The Islamic State group affiliate in Egypt has claimed it downed the aircraft, but has not said how it might have done so.
Cairo and Moscow, however, have denied any possible terrorism link in the incident, one of the deadliest Airbus crashes in the past decade.
This evening, the prime minister's office said: 'The black box was recovered from the tail of the plane and has been sent to be analysed by experts.'
It added that more than 45 ambulances have been dispatched to the crash site, with rescuers having recovered 129 victims' bodies so far.
The jet, which was leased by a Russian airline and carrying package holiday passengers back to St Peterburg in northern Russia, plummeted to the ground less than 25 minutes after it took off from the Red Sea resort of Sharm el-Sheik.
It crashed in the Hassana area, south of Arish, officials said.
Security forces discovered the plane wreckage in a remote mountainous area in a region containing many ISIS-affiliated terrorists.
Ismail told reporters experts will 'start examining the information in the plane's black box, and based on this we will study the causes of the crash'.
He also expressed scepticism about ISIS's claim that it carried out the attack in response to Russian strikes in Syria.

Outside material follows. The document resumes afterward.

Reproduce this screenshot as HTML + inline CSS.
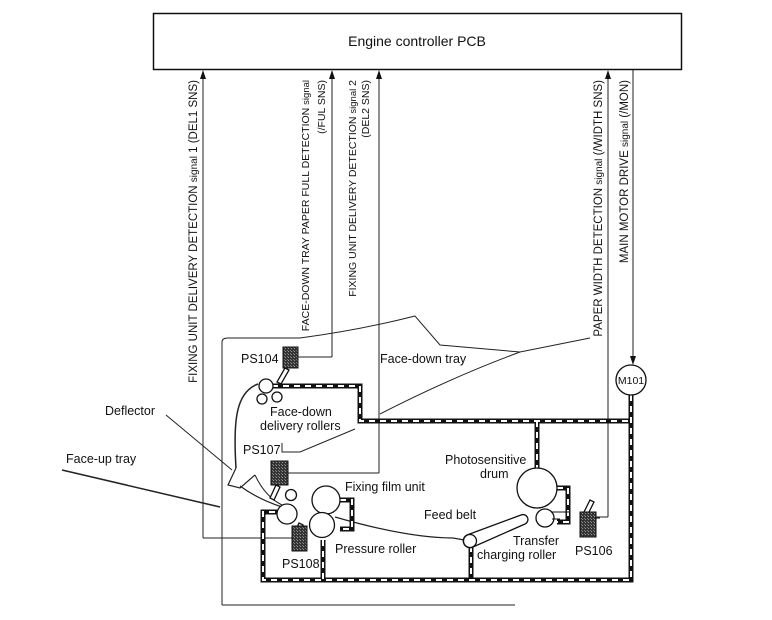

The ISIS statement read: 'The soldiers of the caliphate succeeded in bringing down a Russian plane in Sinai.'
But Islami claimed: 'Experts have affirmed that technically planes at this altitude cannot be shot down, and the black box will be the one that will reveal the reasons for the crash,' according to state news agency MENA.
Russian transport minister Maksim Sokolov also dismissed the ISIS claims. He said: 'This information cannot be considered accurate.
We are in close contact with our Egyptian colleagues and aviation authorities in the country. At present, they have no information that would confirm such insinuations.'
While the use of a surface-to-air missile has been dismissed as a potential cause of the crash by officials, an on-board bomb could be a possibility.